Fantastic! I did the test. Are you available as an app?
Thanks! At present we don't have an app, although Mojeek is fully functional via your smartphones' browser. If you use Firefox as well, you can easily set Mojeek as your default search engine and search using the address bar. But if there is demand we most likely will develop apps this year.
Without tracking me, how are you going to provide relevant results without me having to use meta keywords to indicate this with every search?
Tracking is mainly used for targeted advertising when not on Google search for example, and because of the amount of intention that naturally comes with your query, this personal data is not always as useful as one might think.

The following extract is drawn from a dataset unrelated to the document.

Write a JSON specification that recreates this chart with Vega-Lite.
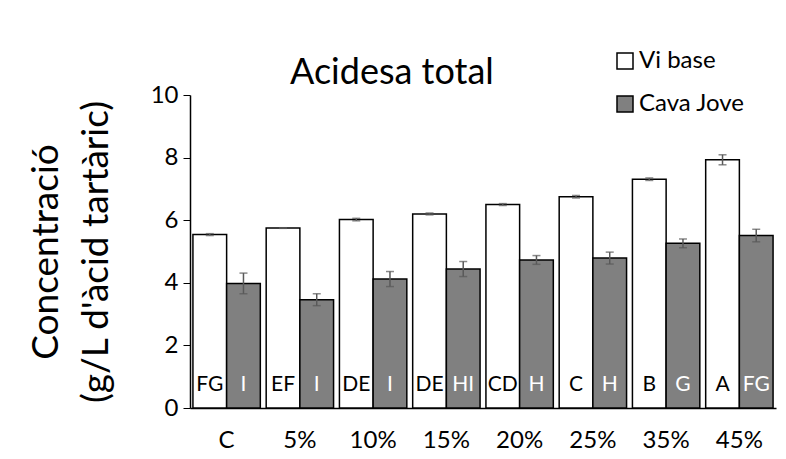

Which Google seems to agree on: https://www.cnbc.com/2018/09/17/google-tests-changes-to-its-search-algorithm-how-search-works.html
And some of our favourite comments
I definitely agree with your basic motivations behind this. Too many people in this thread are asking you why you're bothering when search engines already exist, but they fail to see that monopolies are bad precisely for the reason that they seem like and then become the only option available. The funneling effect means that even the best algorithms are just that: a single choice that occludes alternative ways of looking at things.
Could you explain the "emotions" search? Is the emotion supposed to be how a person will react to the results? Like, search "frowny face" to find things that will make you angry?
needsUnicorn Not OP but try it out its clever. The results returned fit the emotion. I searched for 'dirtbag'. Angry face emoji returned stories of dirtbags going to prison, happy emoji was about loveable dirtbags and Avril Lavigne 'Teenage Dirtbag' concert tickets...etc. Nice work u/FjjB
Oh, that is pretty neat! I searched "science fiction". The happy face gave me scifi-themed cartoons, the "wow face" gave me amazing science discoveries, etc. Cool stuff!
DDG does not build their own search index is what I'm gathering. This will be the first search engine that combines crawling based search and privacy.
Comments about the name
We noticed a lot of people not liking the name 'Mojeek'. This is something that surprised us so much during the AMA. But due to the large number of comments we will certainly be at least discussing it internally.
Summed up nicely
We thought the final comment should come from that_jojo who wraps up who we are and what we do very nicely.
They want to:
- Maintain the privacy of users, like DDG and unlike Google
- Crawl for their own results, like Google and unlike DDG
They're not attempting to compete with google by providing a better quality crawl. They're competing on providing a crawl that's run with integrity.